- _Task material_:
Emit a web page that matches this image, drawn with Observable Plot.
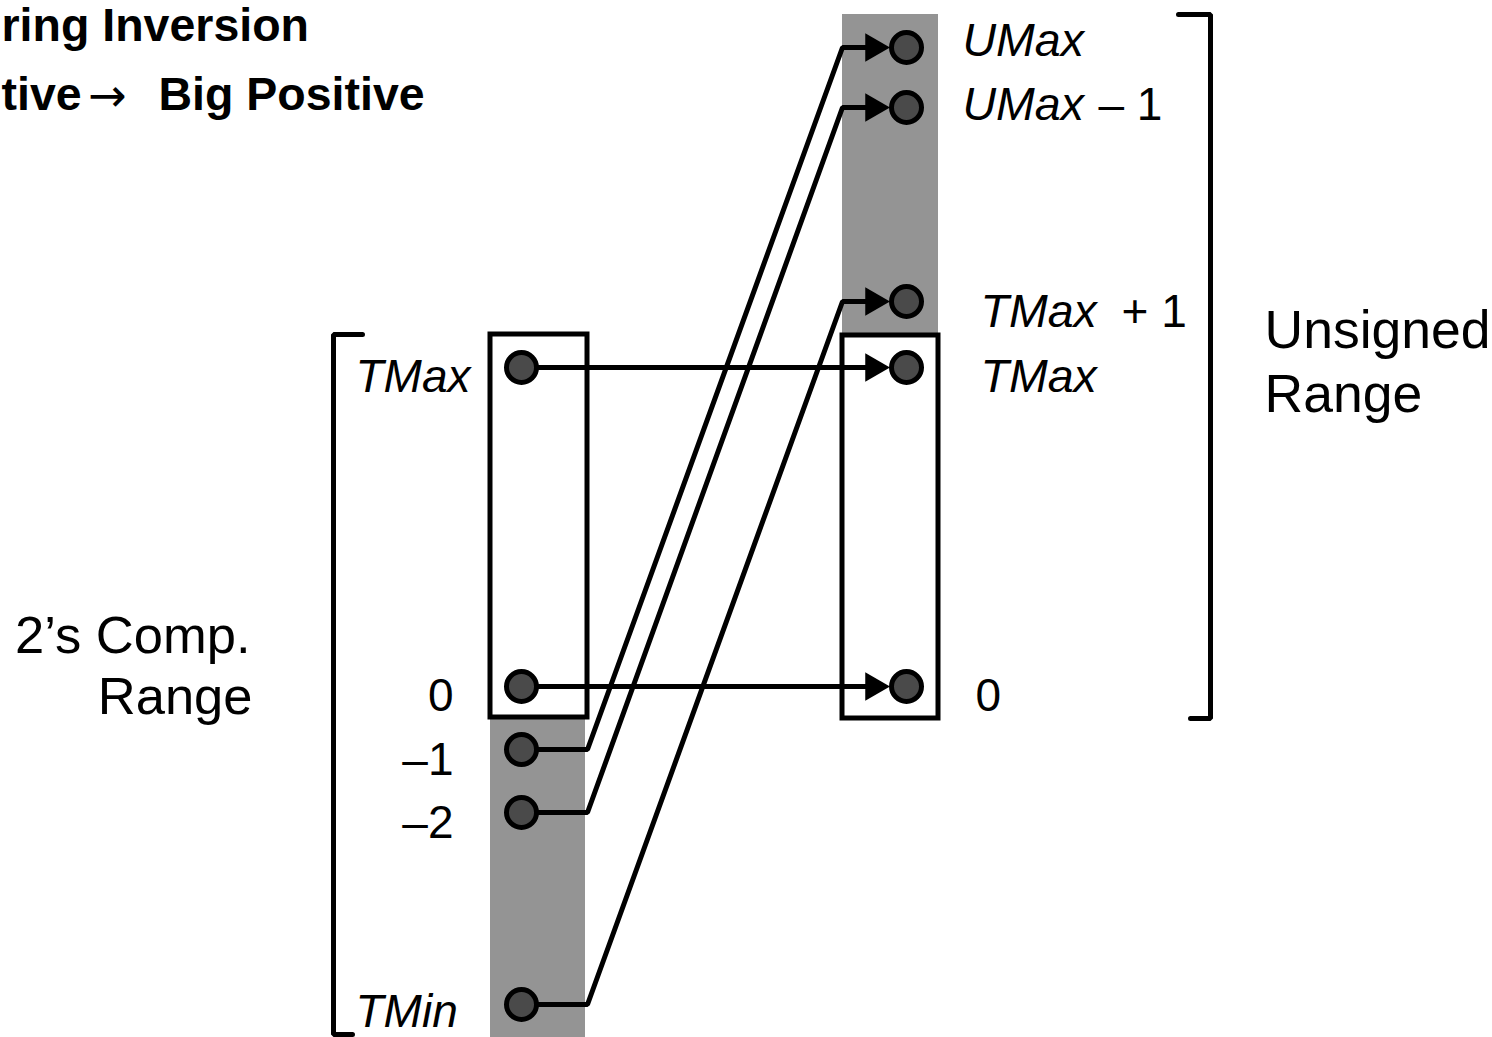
<!DOCTYPE html>
<html>
<head>
<meta charset="utf-8">
<script src="https://cdn.jsdelivr.net/npm/d3@7"></script>
<script src="https://cdn.jsdelivr.net/npm/@observablehq/plot@0.6"></script>
<style>
  html, body { margin: 0; padding: 0; background: #fff; overflow: hidden; }
</style>
</head>
<body>
<div id="chart"></div>
<script>
// ---- Data (diagram units, y grows downward) ----
const titleWords = ["ring Inversion", "tive", "\u2192", "Big Positive"];

// two's-complement column (left)
const leftNames  = ["TMax", "0", "\u20131", "\u20132", "TMin"];
const leftLevels = [367, 686, 749, 812, 1004];
const leftLabelY = [391, 710, 774, 837, 1026];

// unsigned column (right)
const rightNames  = ["UMax", "UMax", "TMax", "TMax", "0"];
const rightSuffix = ["", "\u2013 1", "+ 1", "", ""];
const rightLevels = [47, 107, 301, 367, 686];
const rightLabelY = [55, 119, 326, 391, 710];

// mapping: left index -> right index
const mapFrom = [0, 1, 2, 3, 4];
const mapTo   = [3, 4, 0, 1, 2];

// range labels
const rangeLabels = ["2\u2019s Comp.", "Range", "Unsigned", "Range"];

// ---- Layout (diagram units) ----
const W = 1492, H = 1037;
const L = {leftX: 521, rightX: 906, leftBoxX1: 490, leftBoxX2: 587, rightBoxX1: 842, rightBoxX2: 938,
           tipX: 889, top: 14, boxTop: 334, boxBottom: 717, bottom: 1037};
const SW = 5;

const edges = [];
mapFrom.forEach((f, i) => {
  const t = mapTo[i], ys = leftLevels[f], yt = rightLevels[t];
  edges.push({id: i, x: L.leftX, y: ys});
  edges.push({id: i, x: L.leftBoxX2, y: ys});
  edges.push({id: i, x: L.rightBoxX1, y: yt});
  edges.push({id: i, x: L.tipX - 16, y: yt});
});
const heads = mapTo.map(t => ({x: L.tipX - 16, y: rightLevels[t]}));

const nodes = [
  ...leftLevels.map(y => ({x: L.leftX, y})),
  ...rightLevels.map(y => ({x: L.rightX, y}))
];

const greyBands = [
  {x1: L.rightBoxX1, x2: L.rightBoxX2, y1: L.top, y2: L.boxTop},
  {x1: L.leftBoxX1, x2: L.leftBoxX2 - 2, y1: L.boxBottom, y2: L.bottom}
];
const boxes = [
  {x1: L.leftBoxX1, x2: L.leftBoxX2, y1: L.boxTop, y2: L.boxBottom},
  {x1: L.rightBoxX1, x2: L.rightBoxX2, y1: L.boxTop + 1, y2: L.boxBottom + 1}
];
const brackets = [
  {id: "l", x: 362, y: 334}, {id: "l", x: 333, y: 334}, {id: "l", x: 333, y: 1034}, {id: "l", x: 352, y: 1034},
  {id: "r", x: 1178, y: 14}, {id: "r", x: 1210, y: 14}, {id: "r", x: 1210, y: 718}, {id: "r", x: 1190, y: 718}
];

const leftText = leftNames.map((name, i) => ({name, y: leftLabelY[i]}));
const rightMain = rightNames.map((name, i) => ({
  name, y: rightLabelY[i], x: (i === 0 || i === 1) ? 962 : (name === "0" ? 975 : 980)
}));
const rightSuf = rightSuffix.map((s, i) => ({s, y: rightLabelY[i], x: i === 1 ? 1098 : 1121})).filter(d => d.s);
const rangeText = [
  {t: rangeLabels[0], x: 250, y: 652},
  {t: rangeLabels[1], x: 252, y: 713},
  {t: rangeLabels[2], x: 1264, y: 347},
  {t: rangeLabels[3], x: 1264, y: 411}
];

const txt = {lineAnchor: "bottom", fill: "#000"};
const chart = Plot.plot({
  width: W, height: H,
  margin: 0,
  x: {domain: [0, W], range: [0, W], axis: null},
  y: {domain: [0, H], range: [0, H], axis: null},
  style: {fontFamily: "'Liberation Sans', Arial, sans-serif", background: "#fff", overflow: "visible"},
  marks: [
    Plot.rect(greyBands, {x1: "x1", x2: "x2", y1: "y1", y2: "y2", fill: "#949494"}),
    Plot.rect(boxes, {x1: "x1", x2: "x2", y1: "y1", y2: "y2", fill: "none", stroke: "#000", strokeWidth: SW}),
    Plot.line(edges, {x: "x", y: "y", z: "id", stroke: "#000", strokeWidth: SW, curve: "linear", strokeLinejoin: "miter"}),
    Plot.dot(heads, {x: "x", y: "y", symbol: "triangle", r: 10.6, rotate: 90, fill: "#000", stroke: "none"}),
    Plot.dot(nodes, {x: "x", y: "y", r: 15, fill: "#4a4a4a", stroke: "#000", strokeWidth: SW}),
    Plot.line(brackets, {x: "x", y: "y", z: "id", stroke: "#000", strokeWidth: SW, strokeLinejoin: "miter"}),
    // left column labels
    Plot.text(leftText.filter((d, i) => i === 0), {x: () => 470, y: "y", text: "name", textAnchor: "end", fontSize: 46, fontStyle: "italic", ...txt}),
    Plot.text(leftText.filter((d, i) => i === 4), {x: () => 355, y: "y", text: "name", textAnchor: "start", fontSize: 46, fontStyle: "italic", ...txt}),
    Plot.text(leftText.filter((d, i) => i > 0 && i < 4), {x: () => 453, y: "y", text: "name", textAnchor: "end", fontSize: 46, ...txt}),
    // right column labels
    Plot.text(rightMain.filter(d => d.name !== "0"), {x: "x", y: "y", text: "name", textAnchor: "start", fontSize: 46.5, fontStyle: "italic", ...txt}),
    Plot.text(rightMain.filter(d => d.name === "0"), {x: "x", y: "y", text: "name", textAnchor: "start", fontSize: 46, ...txt}),
    Plot.text(rightSuf, {x: "x", y: "y", text: "s", textAnchor: "start", fontSize: 46, ...txt}),
    // range labels
    Plot.text(rangeText.slice(0, 2), {x: "x", y: "y", text: "t", textAnchor: "end", fontSize: 52.5, ...txt}),
    Plot.text(rangeText.slice(2), {x: "x", y: "y", text: "t", textAnchor: "start", fontSize: 53.5, ...txt}),
    // title (cropped at the left edge as in the source slide)
    Plot.text([titleWords[0]], {x: () => 1, y: () => 40, text: d => d, textAnchor: "start", fontSize: 46.5, fontWeight: "bold", ...txt}),
    Plot.text([titleWords[1]], {x: () => 1, y: () => 109, text: d => d, textAnchor: "start", fontSize: 46.5, fontWeight: "bold", ...txt}),
    Plot.text([titleWords[2]], {x: () => 107, y: () => 110, text: d => d, textAnchor: "middle", fontSize: 46, fontFamily: "'DejaVu Sans', sans-serif", ...txt}),
    Plot.text([titleWords[3]], {x: () => 158, y: () => 109, text: d => d, textAnchor: "start", fontSize: 46.5, fontWeight: "bold", ...txt})
  ]
});
document.getElementById("chart").append(chart);
</script>
</body>
</html>
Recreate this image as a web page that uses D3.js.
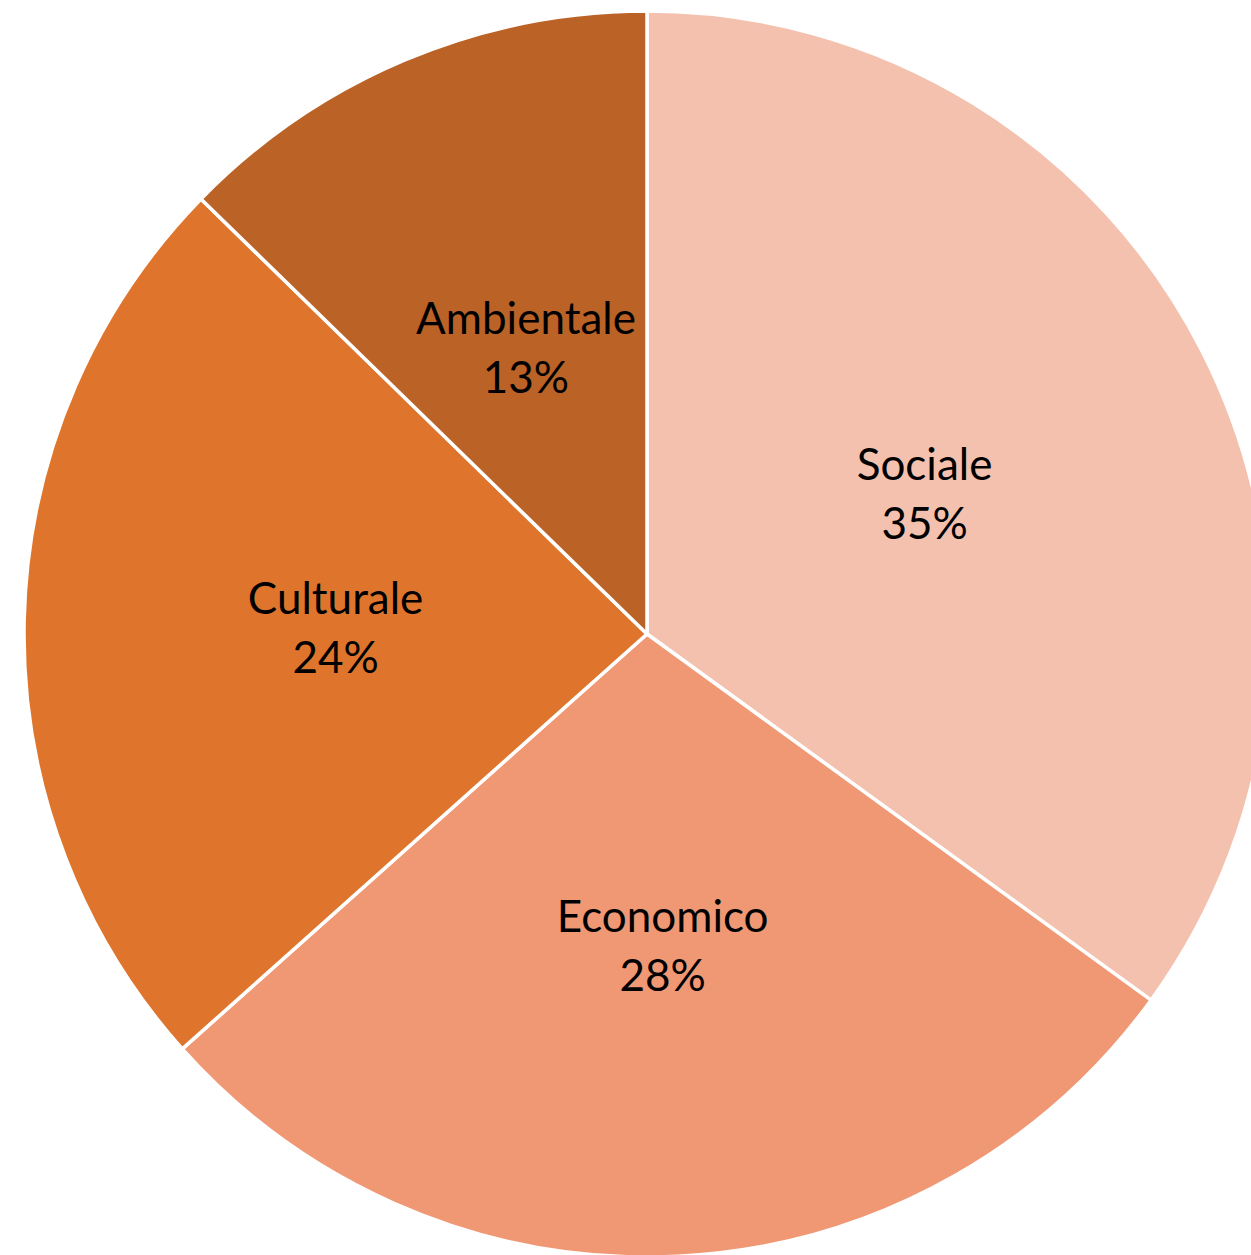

- _Exercise instructions_: Return the listing above unchanged, apart from dropping its pictures.

- _Written answer_:
Emit a web page that matches this image, drawn with Observable Plot.
<!DOCTYPE html>
<html>
<head>
<meta charset="utf-8">
<script src="https://cdn.jsdelivr.net/npm/d3@7"></script>
<script src="https://cdn.jsdelivr.net/npm/@observablehq/plot@0.6"></script>
<style>
  html, body { margin: 0; padding: 0; background: #fff; overflow: hidden; }
</style>
</head>
<body>
<div id="chart"></div>
<script>
// ---- Data (diagram units, y grows downward) ----
const titleWords = ["ring Inversion", "tive", "\u2192", "Big Positive"];

// two's-complement column (left)
const leftNames  = ["TMax", "0", "\u20131", "\u20132", "TMin"];
const leftLevels = [367, 686, 749, 812, 1004];
const leftLabelY = [391, 710, 774, 837, 1026];

// unsigned column (right)
const rightNames  = ["UMax", "UMax", "TMax", "TMax", "0"];
const rightSuffix = ["", "\u2013 1", "+ 1", "", ""];
const rightLevels = [47, 107, 301, 367, 686];
const rightLabelY = [55, 119, 326, 391, 710];

// mapping: left index -> right index
const mapFrom = [0, 1, 2, 3, 4];
const mapTo   = [3, 4, 0, 1, 2];

// range labels
const rangeLabels = ["2\u2019s Comp.", "Range", "Unsigned", "Range"];

// ---- Layout (diagram units) ----
const W = 1492, H = 1037;
const L = {leftX: 521, rightX: 906, leftBoxX1: 490, leftBoxX2: 587, rightBoxX1: 842, rightBoxX2: 938,
           tipX: 889, top: 14, boxTop: 334, boxBottom: 717, bottom: 1037};
const SW = 5;

const edges = [];
mapFrom.forEach((f, i) => {
  const t = mapTo[i], ys = leftLevels[f], yt = rightLevels[t];
  edges.push({id: i, x: L.leftX, y: ys});
  edges.push({id: i, x: L.leftBoxX2, y: ys});
  edges.push({id: i, x: L.rightBoxX1, y: yt});
  edges.push({id: i, x: L.tipX - 16, y: yt});
});
const heads = mapTo.map(t => ({x: L.tipX - 16, y: rightLevels[t]}));

const nodes = [
  ...leftLevels.map(y => ({x: L.leftX, y})),
  ...rightLevels.map(y => ({x: L.rightX, y}))
];

const greyBands = [
  {x1: L.rightBoxX1, x2: L.rightBoxX2, y1: L.top, y2: L.boxTop},
  {x1: L.leftBoxX1, x2: L.leftBoxX2 - 2, y1: L.boxBottom, y2: L.bottom}
];
const boxes = [
  {x1: L.leftBoxX1, x2: L.leftBoxX2, y1: L.boxTop, y2: L.boxBottom},
  {x1: L.rightBoxX1, x2: L.rightBoxX2, y1: L.boxTop + 1, y2: L.boxBottom + 1}
];
const brackets = [
  {id: "l", x: 362, y: 334}, {id: "l", x: 333, y: 334}, {id: "l", x: 333, y: 1034}, {id: "l", x: 352, y: 1034},
  {id: "r", x: 1178, y: 14}, {id: "r", x: 1210, y: 14}, {id: "r", x: 1210, y: 718}, {id: "r", x: 1190, y: 718}
];

const leftText = leftNames.map((name, i) => ({name, y: leftLabelY[i]}));
const rightMain = rightNames.map((name, i) => ({
  name, y: rightLabelY[i], x: (i === 0 || i === 1) ? 962 : (name === "0" ? 975 : 980)
}));
const rightSuf = rightSuffix.map((s, i) => ({s, y: rightLabelY[i], x: i === 1 ? 1098 : 1121})).filter(d => d.s);
const rangeText = [
  {t: rangeLabels[0], x: 250, y: 652},
  {t: rangeLabels[1], x: 252, y: 713},
  {t: rangeLabels[2], x: 1264, y: 347},
  {t: rangeLabels[3], x: 1264, y: 411}
];

const txt = {lineAnchor: "bottom", fill: "#000"};
const chart = Plot.plot({
  width: W, height: H,
  margin: 0,
  x: {domain: [0, W], range: [0, W], axis: null},
  y: {domain: [0, H], range: [0, H], axis: null},
  style: {fontFamily: "'Liberation Sans', Arial, sans-serif", background: "#fff", overflow: "visible"},
  marks: [
    Plot.rect(greyBands, {x1: "x1", x2: "x2", y1: "y1", y2: "y2", fill: "#949494"}),
    Plot.rect(boxes, {x1: "x1", x2: "x2", y1: "y1", y2: "y2", fill: "none", stroke: "#000", strokeWidth: SW}),
    Plot.line(edges, {x: "x", y: "y", z: "id", stroke: "#000", strokeWidth: SW, curve: "linear", strokeLinejoin: "miter"}),
    Plot.dot(heads, {x: "x", y: "y", symbol: "triangle", r: 10.6, rotate: 90, fill: "#000", stroke: "none"}),
    Plot.dot(nodes, {x: "x", y: "y", r: 15, fill: "#4a4a4a", stroke: "#000", strokeWidth: SW}),
    Plot.line(brackets, {x: "x", y: "y", z: "id", stroke: "#000", strokeWidth: SW, strokeLinejoin: "miter"}),
    // left column labels
    Plot.text(leftText.filter((d, i) => i === 0), {x: () => 470, y: "y", text: "name", textAnchor: "end", fontSize: 46, fontStyle: "italic", ...txt}),
    Plot.text(leftText.filter((d, i) => i === 4), {x: () => 355, y: "y", text: "name", textAnchor: "start", fontSize: 46, fontStyle: "italic", ...txt}),
    Plot.text(leftText.filter((d, i) => i > 0 && i < 4), {x: () => 453, y: "y", text: "name", textAnchor: "end", fontSize: 46, ...txt}),
    // right column labels
    Plot.text(rightMain.filter(d => d.name !== "0"), {x: "x", y: "y", text: "name", textAnchor: "start", fontSize: 46.5, fontStyle: "italic", ...txt}),
    Plot.text(rightMain.filter(d => d.name === "0"), {x: "x", y: "y", text: "name", textAnchor: "start", fontSize: 46, ...txt}),
    Plot.text(rightSuf, {x: "x", y: "y", text: "s", textAnchor: "start", fontSize: 46, ...txt}),
    // range labels
    Plot.text(rangeText.slice(0, 2), {x: "x", y: "y", text: "t", textAnchor: "end", fontSize: 52.5, ...txt}),
    Plot.text(rangeText.slice(2), {x: "x", y: "y", text: "t", textAnchor: "start", fontSize: 53.5, ...txt}),
    // title (cropped at the left edge as in the source slide)
    Plot.text([titleWords[0]], {x: () => 1, y: () => 40, text: d => d, textAnchor: "start", fontSize: 46.5, fontWeight: "bold", ...txt}),
    Plot.text([titleWords[1]], {x: () => 1, y: () => 109, text: d => d, textAnchor: "start", fontSize: 46.5, fontWeight: "bold", ...txt}),
    Plot.text([titleWords[2]], {x: () => 107, y: () => 110, text: d => d, textAnchor: "middle", fontSize: 46, fontFamily: "'DejaVu Sans', sans-serif", ...txt}),
    Plot.text([titleWords[3]], {x: () => 158, y: () => 109, text: d => d, textAnchor: "start", fontSize: 46.5, fontWeight: "bold", ...txt})
  ]
});
document.getElementById("chart").append(chart);
</script>
</body>
</html>
Recreate this image as a web page that uses D3.js.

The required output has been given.